▶ **Instructions to follow**
Every line below is to be copied exactly, with the pictures left out.

▶ **Supplied information**
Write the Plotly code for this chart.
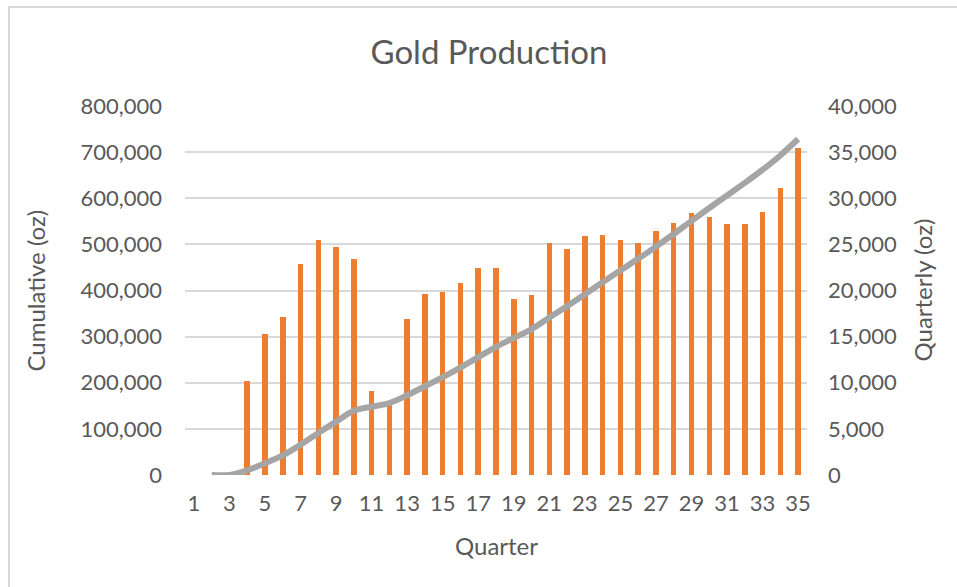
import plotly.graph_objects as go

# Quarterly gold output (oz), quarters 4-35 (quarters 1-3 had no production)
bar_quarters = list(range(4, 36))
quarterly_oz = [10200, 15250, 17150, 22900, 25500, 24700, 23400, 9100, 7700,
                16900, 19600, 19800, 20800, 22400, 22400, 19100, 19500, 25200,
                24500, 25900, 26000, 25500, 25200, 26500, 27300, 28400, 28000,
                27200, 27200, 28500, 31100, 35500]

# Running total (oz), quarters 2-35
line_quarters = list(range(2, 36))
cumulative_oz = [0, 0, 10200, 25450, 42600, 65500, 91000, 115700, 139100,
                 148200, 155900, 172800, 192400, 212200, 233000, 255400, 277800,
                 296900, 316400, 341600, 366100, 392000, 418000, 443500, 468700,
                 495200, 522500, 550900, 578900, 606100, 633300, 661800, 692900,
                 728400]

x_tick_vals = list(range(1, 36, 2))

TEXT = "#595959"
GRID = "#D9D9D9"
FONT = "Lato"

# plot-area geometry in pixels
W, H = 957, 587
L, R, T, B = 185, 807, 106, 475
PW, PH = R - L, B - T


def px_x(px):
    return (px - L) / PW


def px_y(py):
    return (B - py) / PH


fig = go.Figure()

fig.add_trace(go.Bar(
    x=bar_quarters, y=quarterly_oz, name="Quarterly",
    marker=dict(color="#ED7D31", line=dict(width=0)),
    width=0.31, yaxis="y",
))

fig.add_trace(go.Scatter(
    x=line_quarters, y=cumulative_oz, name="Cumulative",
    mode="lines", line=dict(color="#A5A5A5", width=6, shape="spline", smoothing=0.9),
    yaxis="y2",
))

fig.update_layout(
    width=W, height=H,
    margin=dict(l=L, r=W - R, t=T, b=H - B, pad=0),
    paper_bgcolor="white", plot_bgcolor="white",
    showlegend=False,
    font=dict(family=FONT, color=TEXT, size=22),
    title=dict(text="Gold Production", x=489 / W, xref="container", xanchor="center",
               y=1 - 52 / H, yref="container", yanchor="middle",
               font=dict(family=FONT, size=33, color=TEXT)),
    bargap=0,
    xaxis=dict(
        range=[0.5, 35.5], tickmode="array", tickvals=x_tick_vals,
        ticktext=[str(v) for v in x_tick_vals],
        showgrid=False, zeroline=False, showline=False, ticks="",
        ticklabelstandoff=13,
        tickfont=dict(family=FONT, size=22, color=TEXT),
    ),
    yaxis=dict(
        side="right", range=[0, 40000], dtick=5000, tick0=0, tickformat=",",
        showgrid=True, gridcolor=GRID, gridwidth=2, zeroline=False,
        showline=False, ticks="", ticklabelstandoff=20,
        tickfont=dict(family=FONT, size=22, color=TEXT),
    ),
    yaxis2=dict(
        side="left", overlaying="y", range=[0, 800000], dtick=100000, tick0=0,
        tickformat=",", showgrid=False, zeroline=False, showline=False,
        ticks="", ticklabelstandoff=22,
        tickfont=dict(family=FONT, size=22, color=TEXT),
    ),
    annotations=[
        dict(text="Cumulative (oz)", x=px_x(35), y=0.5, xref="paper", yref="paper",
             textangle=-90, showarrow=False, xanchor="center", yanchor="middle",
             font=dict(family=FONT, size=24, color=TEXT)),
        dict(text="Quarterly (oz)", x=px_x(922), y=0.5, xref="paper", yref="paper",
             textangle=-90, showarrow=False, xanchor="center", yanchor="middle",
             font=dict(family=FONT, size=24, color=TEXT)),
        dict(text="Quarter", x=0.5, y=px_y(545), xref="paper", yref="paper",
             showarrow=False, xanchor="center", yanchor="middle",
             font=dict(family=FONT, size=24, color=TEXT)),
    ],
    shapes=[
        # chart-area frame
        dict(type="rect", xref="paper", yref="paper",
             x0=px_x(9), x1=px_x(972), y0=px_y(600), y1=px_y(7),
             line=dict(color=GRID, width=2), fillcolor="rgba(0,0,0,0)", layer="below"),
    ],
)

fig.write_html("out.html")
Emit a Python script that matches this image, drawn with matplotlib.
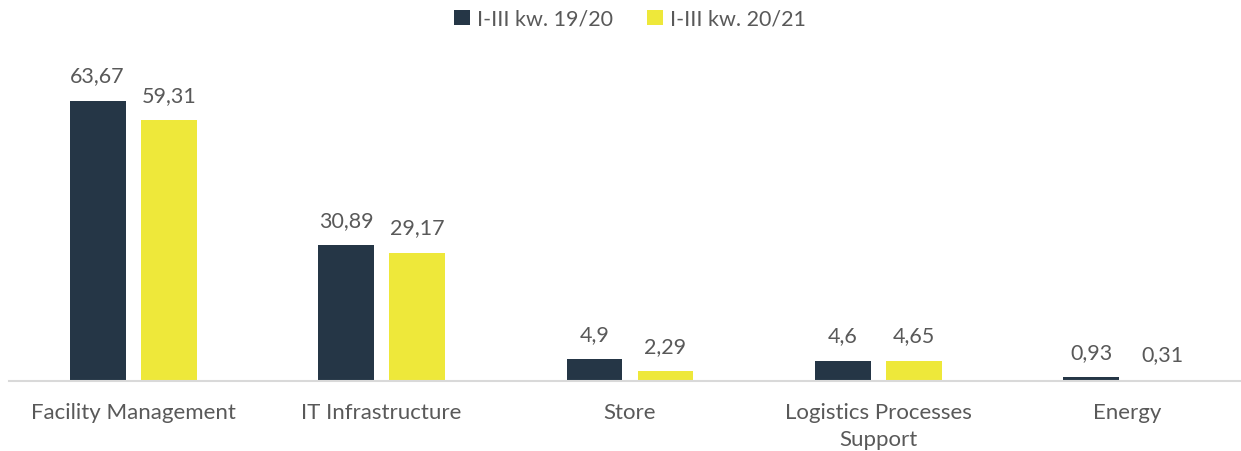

▶ **Solution to the exercise**
Write the Plotly code for this chart.
import plotly.graph_objects as go

# Quarterly gold output (oz), quarters 4-35 (quarters 1-3 had no production)
bar_quarters = list(range(4, 36))
quarterly_oz = [10200, 15250, 17150, 22900, 25500, 24700, 23400, 9100, 7700,
                16900, 19600, 19800, 20800, 22400, 22400, 19100, 19500, 25200,
                24500, 25900, 26000, 25500, 25200, 26500, 27300, 28400, 28000,
                27200, 27200, 28500, 31100, 35500]

# Running total (oz), quarters 2-35
line_quarters = list(range(2, 36))
cumulative_oz = [0, 0, 10200, 25450, 42600, 65500, 91000, 115700, 139100,
                 148200, 155900, 172800, 192400, 212200, 233000, 255400, 277800,
                 296900, 316400, 341600, 366100, 392000, 418000, 443500, 468700,
                 495200, 522500, 550900, 578900, 606100, 633300, 661800, 692900,
                 728400]

x_tick_vals = list(range(1, 36, 2))

TEXT = "#595959"
GRID = "#D9D9D9"
FONT = "Lato"

# plot-area geometry in pixels
W, H = 957, 587
L, R, T, B = 185, 807, 106, 475
PW, PH = R - L, B - T


def px_x(px):
    return (px - L) / PW


def px_y(py):
    return (B - py) / PH


fig = go.Figure()

fig.add_trace(go.Bar(
    x=bar_quarters, y=quarterly_oz, name="Quarterly",
    marker=dict(color="#ED7D31", line=dict(width=0)),
    width=0.31, yaxis="y",
))

fig.add_trace(go.Scatter(
    x=line_quarters, y=cumulative_oz, name="Cumulative",
    mode="lines", line=dict(color="#A5A5A5", width=6, shape="spline", smoothing=0.9),
    yaxis="y2",
))

fig.update_layout(
    width=W, height=H,
    margin=dict(l=L, r=W - R, t=T, b=H - B, pad=0),
    paper_bgcolor="white", plot_bgcolor="white",
    showlegend=False,
    font=dict(family=FONT, color=TEXT, size=22),
    title=dict(text="Gold Production", x=489 / W, xref="container", xanchor="center",
               y=1 - 52 / H, yref="container", yanchor="middle",
               font=dict(family=FONT, size=33, color=TEXT)),
    bargap=0,
    xaxis=dict(
        range=[0.5, 35.5], tickmode="array", tickvals=x_tick_vals,
        ticktext=[str(v) for v in x_tick_vals],
        showgrid=False, zeroline=False, showline=False, ticks="",
        ticklabelstandoff=13,
        tickfont=dict(family=FONT, size=22, color=TEXT),
    ),
    yaxis=dict(
        side="right", range=[0, 40000], dtick=5000, tick0=0, tickformat=",",
        showgrid=True, gridcolor=GRID, gridwidth=2, zeroline=False,
        showline=False, ticks="", ticklabelstandoff=20,
        tickfont=dict(family=FONT, size=22, color=TEXT),
    ),
    yaxis2=dict(
        side="left", overlaying="y", range=[0, 800000], dtick=100000, tick0=0,
        tickformat=",", showgrid=False, zeroline=False, showline=False,
        ticks="", ticklabelstandoff=22,
        tickfont=dict(family=FONT, size=22, color=TEXT),
    ),
    annotations=[
        dict(text="Cumulative (oz)", x=px_x(35), y=0.5, xref="paper", yref="paper",
             textangle=-90, showarrow=False, xanchor="center", yanchor="middle",
             font=dict(family=FONT, size=24, color=TEXT)),
        dict(text="Quarterly (oz)", x=px_x(922), y=0.5, xref="paper", yref="paper",
             textangle=-90, showarrow=False, xanchor="center", yanchor="middle",
             font=dict(family=FONT, size=24, color=TEXT)),
        dict(text="Quarter", x=0.5, y=px_y(545), xref="paper", yref="paper",
             showarrow=False, xanchor="center", yanchor="middle",
             font=dict(family=FONT, size=24, color=TEXT)),
    ],
    shapes=[
        # chart-area frame
        dict(type="rect", xref="paper", yref="paper",
             x0=px_x(9), x1=px_x(972), y0=px_y(600), y1=px_y(7),
             line=dict(color=GRID, width=2), fillcolor="rgba(0,0,0,0)", layer="below"),
    ],
)

fig.write_html("out.html")
Emit a Python script that matches this image, drawn with matplotlib.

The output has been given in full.